Mademoiselle Viettro fait d’ailleurs elle-même référence à cette pénétration de l’intime de l’autre en se demandant à un certain moment si écrire n’équivaudrait pas à voler un peu les souvenirs d’autrui. On retrouve cette mystique de l’espionne ou de la détective-conteuse filée dans la trame du récit avec une immense finesse. Si la narratrice prend un malin plaisir à effeuiller ses rencontres de leurs derniers mystères, elle agit toutefois avec une absence totale de malice.
Ce point mérite d’être soulevé tant il fait écho à la nature double de l’écriture de Mademoiselle Viettro. Son style très agréable remplit à la perfection deux buts à priori tout-à-fait contradictoires. Comme le scalpel d’un chirurgien, il expose d’abord à vif la psychologie tant des personnages que de la narratrice elle-même, pénétrant leurs peaux aussi facilement que s’il étaient des patients anesthésiés sur leur bloc opératoire. Valentina Viettro nous dévoile tour-à-tour leurs chairs, leurs craintes, leurs nerfs, leurs rêves, leurs muscles et leurs désirs avec une facilité déconcertante.
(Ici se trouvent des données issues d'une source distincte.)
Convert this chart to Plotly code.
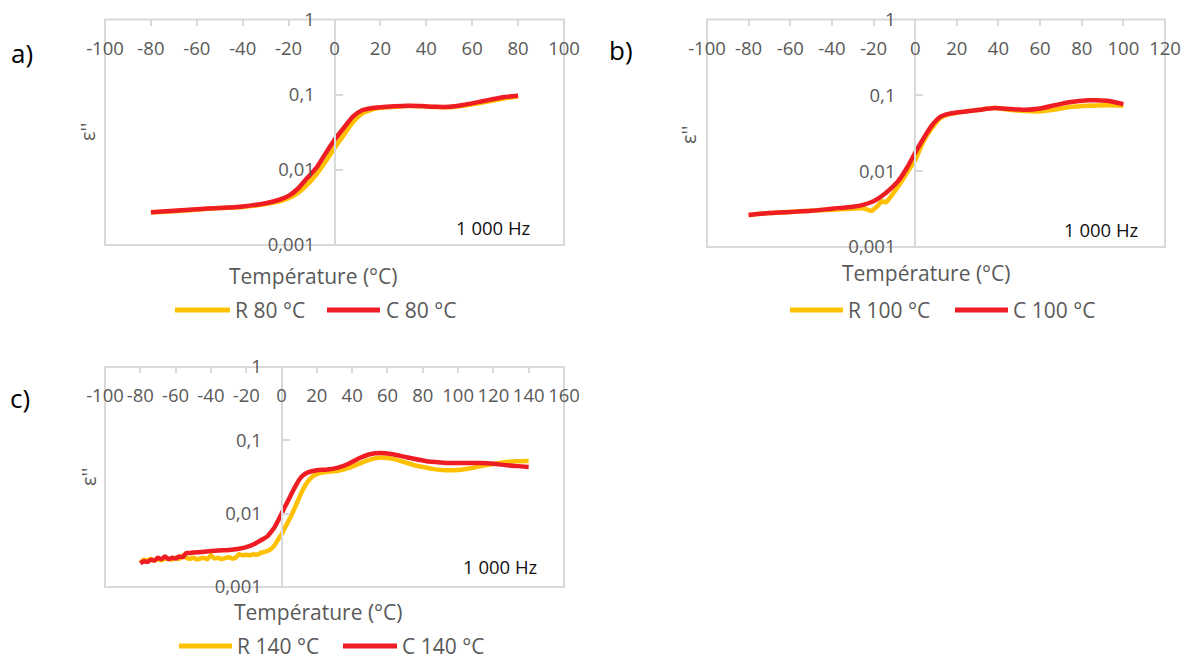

À la lecture toutefois, et c’est précisément là que j’ai le plus intensément admiré l’éclat stylistique de Sexualités Monstres suvi de Eaux Bénites, ce désossage interne n’a strictement rien de clinique, c’est même l’inverse. L’auteur parvient, par une un tour de force que je ne m’explique pas entièrement, à créer une profonde complicité avec le lecteur dans le voyeurisme qu’elle installe tout au long de son histoire.
Vous vous surprendrez donc plus d’une fois à partager le sourire de la conteuse lorsqu’elle déflore avec légèreté et précision l’un ou l’autre membre de la galerie de portraits extrêmement bigarrée lui faisant face. Cette diversité qui sonne comme une invitation au voyage constante constitue d’ailleurs un autre point très fort de ce livre : en plus d’être insomniaque, hyper-active et ultra-sensuelle, la narratrice est prise d’une fameuse bougeotte ! Vous verrez donc du pays, et aucun des 31 chapitres qui composent l’ouvrage ne vous en rappellera un autre.
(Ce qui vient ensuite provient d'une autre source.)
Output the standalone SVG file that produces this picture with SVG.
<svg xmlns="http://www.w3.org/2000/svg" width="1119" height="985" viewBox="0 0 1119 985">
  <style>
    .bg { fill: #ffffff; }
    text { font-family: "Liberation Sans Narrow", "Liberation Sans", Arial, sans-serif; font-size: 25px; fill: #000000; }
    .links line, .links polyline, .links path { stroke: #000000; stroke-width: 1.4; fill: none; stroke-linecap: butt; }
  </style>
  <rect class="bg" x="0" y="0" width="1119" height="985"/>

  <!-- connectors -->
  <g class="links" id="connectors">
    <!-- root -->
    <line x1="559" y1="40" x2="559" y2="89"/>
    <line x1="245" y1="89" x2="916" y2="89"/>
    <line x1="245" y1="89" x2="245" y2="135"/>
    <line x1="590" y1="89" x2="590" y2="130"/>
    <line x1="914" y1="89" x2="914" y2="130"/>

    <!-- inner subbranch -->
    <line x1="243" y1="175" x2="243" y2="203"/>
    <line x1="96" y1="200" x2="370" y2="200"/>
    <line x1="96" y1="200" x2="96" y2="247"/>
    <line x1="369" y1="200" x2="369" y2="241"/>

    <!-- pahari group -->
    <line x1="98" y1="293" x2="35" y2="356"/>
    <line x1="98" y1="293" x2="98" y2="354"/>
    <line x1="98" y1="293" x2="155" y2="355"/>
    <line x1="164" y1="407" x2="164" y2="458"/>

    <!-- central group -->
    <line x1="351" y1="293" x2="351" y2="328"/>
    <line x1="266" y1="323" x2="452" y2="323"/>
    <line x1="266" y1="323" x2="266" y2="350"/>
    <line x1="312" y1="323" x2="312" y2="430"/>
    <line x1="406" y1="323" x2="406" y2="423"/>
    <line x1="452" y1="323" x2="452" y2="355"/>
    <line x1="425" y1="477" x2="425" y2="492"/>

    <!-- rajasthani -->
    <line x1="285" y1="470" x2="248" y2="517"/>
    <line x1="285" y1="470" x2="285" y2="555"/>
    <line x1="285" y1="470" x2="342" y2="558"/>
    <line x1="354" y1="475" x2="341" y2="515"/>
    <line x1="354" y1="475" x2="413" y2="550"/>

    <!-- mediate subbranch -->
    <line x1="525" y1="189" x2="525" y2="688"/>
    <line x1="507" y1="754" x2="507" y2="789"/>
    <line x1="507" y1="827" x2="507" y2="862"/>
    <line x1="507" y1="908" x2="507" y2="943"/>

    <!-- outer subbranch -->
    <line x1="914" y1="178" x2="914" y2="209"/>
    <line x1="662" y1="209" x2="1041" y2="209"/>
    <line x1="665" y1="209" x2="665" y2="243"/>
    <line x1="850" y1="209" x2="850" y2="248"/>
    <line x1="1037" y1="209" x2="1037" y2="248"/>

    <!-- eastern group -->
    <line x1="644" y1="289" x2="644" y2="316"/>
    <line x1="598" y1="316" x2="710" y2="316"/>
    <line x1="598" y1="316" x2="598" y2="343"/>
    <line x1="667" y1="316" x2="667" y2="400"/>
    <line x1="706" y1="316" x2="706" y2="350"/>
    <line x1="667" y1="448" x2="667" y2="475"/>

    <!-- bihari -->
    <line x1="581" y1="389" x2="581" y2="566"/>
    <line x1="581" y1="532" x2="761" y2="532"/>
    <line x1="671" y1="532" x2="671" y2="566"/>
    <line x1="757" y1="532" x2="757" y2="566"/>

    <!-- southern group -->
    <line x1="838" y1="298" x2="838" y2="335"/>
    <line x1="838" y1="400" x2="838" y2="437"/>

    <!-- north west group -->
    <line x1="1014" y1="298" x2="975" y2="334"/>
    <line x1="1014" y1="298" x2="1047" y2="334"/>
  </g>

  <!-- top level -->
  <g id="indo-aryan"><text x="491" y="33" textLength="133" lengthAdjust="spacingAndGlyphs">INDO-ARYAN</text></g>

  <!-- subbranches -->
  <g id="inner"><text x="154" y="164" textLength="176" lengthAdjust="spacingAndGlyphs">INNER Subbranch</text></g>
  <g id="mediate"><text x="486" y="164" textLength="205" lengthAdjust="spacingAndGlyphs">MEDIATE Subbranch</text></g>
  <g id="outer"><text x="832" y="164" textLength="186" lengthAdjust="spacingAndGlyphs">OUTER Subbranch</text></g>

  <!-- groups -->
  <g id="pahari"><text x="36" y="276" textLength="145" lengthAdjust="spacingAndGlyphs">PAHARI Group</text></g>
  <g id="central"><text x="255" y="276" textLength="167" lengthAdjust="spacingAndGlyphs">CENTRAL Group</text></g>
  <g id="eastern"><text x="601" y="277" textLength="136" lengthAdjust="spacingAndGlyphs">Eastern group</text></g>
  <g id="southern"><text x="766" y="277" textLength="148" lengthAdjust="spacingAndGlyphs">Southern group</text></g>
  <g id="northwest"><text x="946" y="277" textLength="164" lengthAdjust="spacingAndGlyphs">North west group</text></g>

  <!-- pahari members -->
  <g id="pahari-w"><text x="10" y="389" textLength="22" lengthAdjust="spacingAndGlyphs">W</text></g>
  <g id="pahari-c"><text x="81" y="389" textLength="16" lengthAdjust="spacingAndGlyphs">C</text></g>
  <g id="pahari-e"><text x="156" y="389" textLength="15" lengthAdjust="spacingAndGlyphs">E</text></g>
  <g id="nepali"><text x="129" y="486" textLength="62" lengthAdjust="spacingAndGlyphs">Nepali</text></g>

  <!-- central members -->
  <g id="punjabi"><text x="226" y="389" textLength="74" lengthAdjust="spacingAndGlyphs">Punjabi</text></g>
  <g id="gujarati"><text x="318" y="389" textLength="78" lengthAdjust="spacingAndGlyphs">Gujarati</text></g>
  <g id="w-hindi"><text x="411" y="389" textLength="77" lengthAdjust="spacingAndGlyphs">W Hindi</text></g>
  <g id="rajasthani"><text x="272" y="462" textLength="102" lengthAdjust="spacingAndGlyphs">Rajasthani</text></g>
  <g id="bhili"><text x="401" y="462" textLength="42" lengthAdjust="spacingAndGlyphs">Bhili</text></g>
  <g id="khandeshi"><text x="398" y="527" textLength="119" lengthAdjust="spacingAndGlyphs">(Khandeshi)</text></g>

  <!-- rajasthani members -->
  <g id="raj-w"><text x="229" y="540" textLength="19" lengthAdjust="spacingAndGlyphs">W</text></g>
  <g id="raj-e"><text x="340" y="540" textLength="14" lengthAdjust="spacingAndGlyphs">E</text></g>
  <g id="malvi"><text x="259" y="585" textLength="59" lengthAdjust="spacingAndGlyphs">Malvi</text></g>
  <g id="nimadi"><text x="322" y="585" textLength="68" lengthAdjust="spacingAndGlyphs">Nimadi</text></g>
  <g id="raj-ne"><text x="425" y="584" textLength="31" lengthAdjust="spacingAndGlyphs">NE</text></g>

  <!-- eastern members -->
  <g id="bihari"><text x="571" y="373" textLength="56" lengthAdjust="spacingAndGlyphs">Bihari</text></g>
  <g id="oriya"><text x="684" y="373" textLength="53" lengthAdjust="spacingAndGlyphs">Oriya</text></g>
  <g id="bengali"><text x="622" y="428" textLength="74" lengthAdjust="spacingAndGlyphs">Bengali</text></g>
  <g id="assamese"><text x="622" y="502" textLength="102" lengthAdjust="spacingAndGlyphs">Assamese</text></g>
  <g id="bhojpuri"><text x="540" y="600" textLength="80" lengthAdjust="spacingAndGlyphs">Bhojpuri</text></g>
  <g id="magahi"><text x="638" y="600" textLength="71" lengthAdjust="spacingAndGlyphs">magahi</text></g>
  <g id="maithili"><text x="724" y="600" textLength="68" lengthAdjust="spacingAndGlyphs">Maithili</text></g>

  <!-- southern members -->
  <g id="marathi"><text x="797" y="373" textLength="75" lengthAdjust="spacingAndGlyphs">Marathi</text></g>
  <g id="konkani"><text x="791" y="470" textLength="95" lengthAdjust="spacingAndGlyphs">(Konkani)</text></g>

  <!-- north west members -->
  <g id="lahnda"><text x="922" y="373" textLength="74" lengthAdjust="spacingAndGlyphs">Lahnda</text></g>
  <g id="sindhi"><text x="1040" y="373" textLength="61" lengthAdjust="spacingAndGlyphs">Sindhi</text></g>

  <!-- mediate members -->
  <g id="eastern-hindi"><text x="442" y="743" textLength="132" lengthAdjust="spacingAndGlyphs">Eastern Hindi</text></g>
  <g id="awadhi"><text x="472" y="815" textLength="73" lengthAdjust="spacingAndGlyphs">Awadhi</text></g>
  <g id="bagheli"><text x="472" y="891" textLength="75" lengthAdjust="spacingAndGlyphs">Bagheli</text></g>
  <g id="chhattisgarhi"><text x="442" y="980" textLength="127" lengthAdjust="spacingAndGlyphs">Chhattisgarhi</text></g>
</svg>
L’éclectisme de Mademoiselle Viettro ne se limite toutefois pas à la géographie, mais s’étend – et c’est une qualité rare dans des textes traitant de sexualité – jusqu’à l’âge mûr. Permettez-moi donc de terminer ma déblatération en vous conseillant de lire avec une attention toute particulière les chapitres Le capitaine sans navire et La célébration de Mel.
Je ne résiste pas à vous écrire une phrase supplémentaire tant ce livre m’a fasciné. Vous y trouverez une sorte de berceuse méditerranéenne… mais chantée par les lèvres divines d’une vulve volcanique.